Write the data out again, character for character, with no images.

## start

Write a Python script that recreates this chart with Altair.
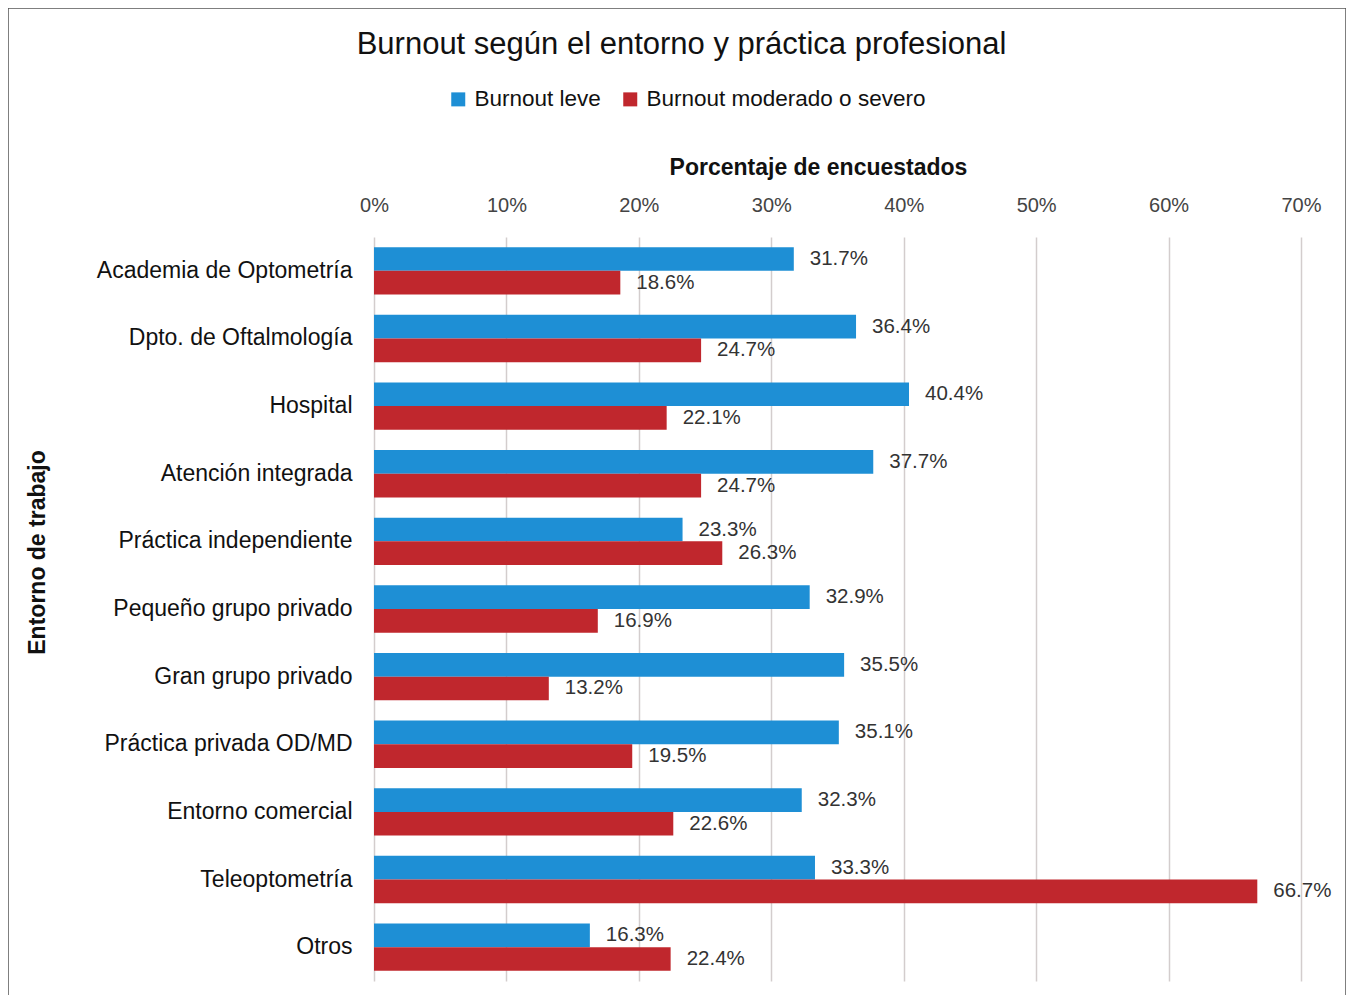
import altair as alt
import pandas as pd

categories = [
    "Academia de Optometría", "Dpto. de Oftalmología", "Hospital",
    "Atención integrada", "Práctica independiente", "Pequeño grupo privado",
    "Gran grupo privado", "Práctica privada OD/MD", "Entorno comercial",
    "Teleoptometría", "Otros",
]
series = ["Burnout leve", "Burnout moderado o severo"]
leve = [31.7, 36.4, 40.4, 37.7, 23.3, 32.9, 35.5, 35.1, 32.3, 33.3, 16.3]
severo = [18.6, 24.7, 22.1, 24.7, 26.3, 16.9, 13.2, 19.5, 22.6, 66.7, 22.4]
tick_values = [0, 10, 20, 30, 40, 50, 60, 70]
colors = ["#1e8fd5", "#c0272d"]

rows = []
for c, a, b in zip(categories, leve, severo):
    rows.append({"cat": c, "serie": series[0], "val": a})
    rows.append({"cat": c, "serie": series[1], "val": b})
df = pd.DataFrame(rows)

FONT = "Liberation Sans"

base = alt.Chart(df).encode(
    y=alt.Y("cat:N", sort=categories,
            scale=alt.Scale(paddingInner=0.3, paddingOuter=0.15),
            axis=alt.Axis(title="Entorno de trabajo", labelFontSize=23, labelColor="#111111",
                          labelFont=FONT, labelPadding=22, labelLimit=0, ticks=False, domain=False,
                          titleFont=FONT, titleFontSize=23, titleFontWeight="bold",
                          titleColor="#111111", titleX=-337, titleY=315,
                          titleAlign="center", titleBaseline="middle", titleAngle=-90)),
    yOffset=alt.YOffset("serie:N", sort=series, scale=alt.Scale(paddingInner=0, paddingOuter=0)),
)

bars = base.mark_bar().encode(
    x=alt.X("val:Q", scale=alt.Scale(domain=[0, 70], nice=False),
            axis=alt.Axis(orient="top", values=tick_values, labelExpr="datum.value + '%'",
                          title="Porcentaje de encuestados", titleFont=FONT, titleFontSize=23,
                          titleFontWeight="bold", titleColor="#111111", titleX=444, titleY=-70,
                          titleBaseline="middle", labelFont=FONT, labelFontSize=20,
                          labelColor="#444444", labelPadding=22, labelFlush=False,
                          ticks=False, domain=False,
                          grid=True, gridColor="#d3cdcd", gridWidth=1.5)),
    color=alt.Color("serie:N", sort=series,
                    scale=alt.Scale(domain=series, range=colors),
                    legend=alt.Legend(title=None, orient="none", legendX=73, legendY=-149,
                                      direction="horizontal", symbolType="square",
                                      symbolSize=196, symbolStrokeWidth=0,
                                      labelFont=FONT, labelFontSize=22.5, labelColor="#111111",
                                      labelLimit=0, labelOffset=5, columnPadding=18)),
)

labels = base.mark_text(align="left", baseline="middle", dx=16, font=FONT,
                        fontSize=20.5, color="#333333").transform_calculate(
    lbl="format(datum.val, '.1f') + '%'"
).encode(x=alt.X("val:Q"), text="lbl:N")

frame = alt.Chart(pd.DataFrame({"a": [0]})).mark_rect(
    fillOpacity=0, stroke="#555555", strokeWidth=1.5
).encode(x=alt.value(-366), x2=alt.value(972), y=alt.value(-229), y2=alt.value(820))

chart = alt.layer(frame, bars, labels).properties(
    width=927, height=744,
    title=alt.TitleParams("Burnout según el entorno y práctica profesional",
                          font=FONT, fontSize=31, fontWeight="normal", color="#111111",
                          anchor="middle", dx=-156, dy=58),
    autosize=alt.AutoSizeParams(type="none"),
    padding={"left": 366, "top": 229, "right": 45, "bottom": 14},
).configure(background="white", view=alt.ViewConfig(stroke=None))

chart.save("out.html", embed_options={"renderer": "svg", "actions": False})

## end

* **COMPLETE RESPONSE**:
Write a Python script that recreates this chart with Altair.
import altair as alt
import pandas as pd

categories = [
    "Academia de Optometría", "Dpto. de Oftalmología", "Hospital",
    "Atención integrada", "Práctica independiente", "Pequeño grupo privado",
    "Gran grupo privado", "Práctica privada OD/MD", "Entorno comercial",
    "Teleoptometría", "Otros",
]
series = ["Burnout leve", "Burnout moderado o severo"]
leve = [31.7, 36.4, 40.4, 37.7, 23.3, 32.9, 35.5, 35.1, 32.3, 33.3, 16.3]
severo = [18.6, 24.7, 22.1, 24.7, 26.3, 16.9, 13.2, 19.5, 22.6, 66.7, 22.4]
tick_values = [0, 10, 20, 30, 40, 50, 60, 70]
colors = ["#1e8fd5", "#c0272d"]

rows = []
for c, a, b in zip(categories, leve, severo):
    rows.append({"cat": c, "serie": series[0], "val": a})
    rows.append({"cat": c, "serie": series[1], "val": b})
df = pd.DataFrame(rows)

FONT = "Liberation Sans"

base = alt.Chart(df).encode(
    y=alt.Y("cat:N", sort=categories,
            scale=alt.Scale(paddingInner=0.3, paddingOuter=0.15),
            axis=alt.Axis(title="Entorno de trabajo", labelFontSize=23, labelColor="#111111",
                          labelFont=FONT, labelPadding=22, labelLimit=0, ticks=False, domain=False,
                          titleFont=FONT, titleFontSize=23, titleFontWeight="bold",
                          titleColor="#111111", titleX=-337, titleY=315,
                          titleAlign="center", titleBaseline="middle", titleAngle=-90)),
    yOffset=alt.YOffset("serie:N", sort=series, scale=alt.Scale(paddingInner=0, paddingOuter=0)),
)

bars = base.mark_bar().encode(
    x=alt.X("val:Q", scale=alt.Scale(domain=[0, 70], nice=False),
            axis=alt.Axis(orient="top", values=tick_values, labelExpr="datum.value + '%'",
                          title="Porcentaje de encuestados", titleFont=FONT, titleFontSize=23,
                          titleFontWeight="bold", titleColor="#111111", titleX=444, titleY=-70,
                          titleBaseline="middle", labelFont=FONT, labelFontSize=20,
                          labelColor="#444444", labelPadding=22, labelFlush=False,
                          ticks=False, domain=False,
                          grid=True, gridColor="#d3cdcd", gridWidth=1.5)),
    color=alt.Color("serie:N", sort=series,
                    scale=alt.Scale(domain=series, range=colors),
                    legend=alt.Legend(title=None, orient="none", legendX=73, legendY=-149,
                                      direction="horizontal", symbolType="square",
                                      symbolSize=196, symbolStrokeWidth=0,
                                      labelFont=FONT, labelFontSize=22.5, labelColor="#111111",
                                      labelLimit=0, labelOffset=5, columnPadding=18)),
)

labels = base.mark_text(align="left", baseline="middle", dx=16, font=FONT,
                        fontSize=20.5, color="#333333").transform_calculate(
    lbl="format(datum.val, '.1f') + '%'"
).encode(x=alt.X("val:Q"), text="lbl:N")

frame = alt.Chart(pd.DataFrame({"a": [0]})).mark_rect(
    fillOpacity=0, stroke="#555555", strokeWidth=1.5
).encode(x=alt.value(-366), x2=alt.value(972), y=alt.value(-229), y2=alt.value(820))

chart = alt.layer(frame, bars, labels).properties(
    width=927, height=744,
    title=alt.TitleParams("Burnout según el entorno y práctica profesional",
                          font=FONT, fontSize=31, fontWeight="normal", color="#111111",
                          anchor="middle", dx=-156, dy=58),
    autosize=alt.AutoSizeParams(type="none"),
    padding={"left": 366, "top": 229, "right": 45, "bottom": 14},
).configure(background="white", view=alt.ViewConfig(stroke=None))

chart.save("out.html", embed_options={"renderer": "svg", "actions": False})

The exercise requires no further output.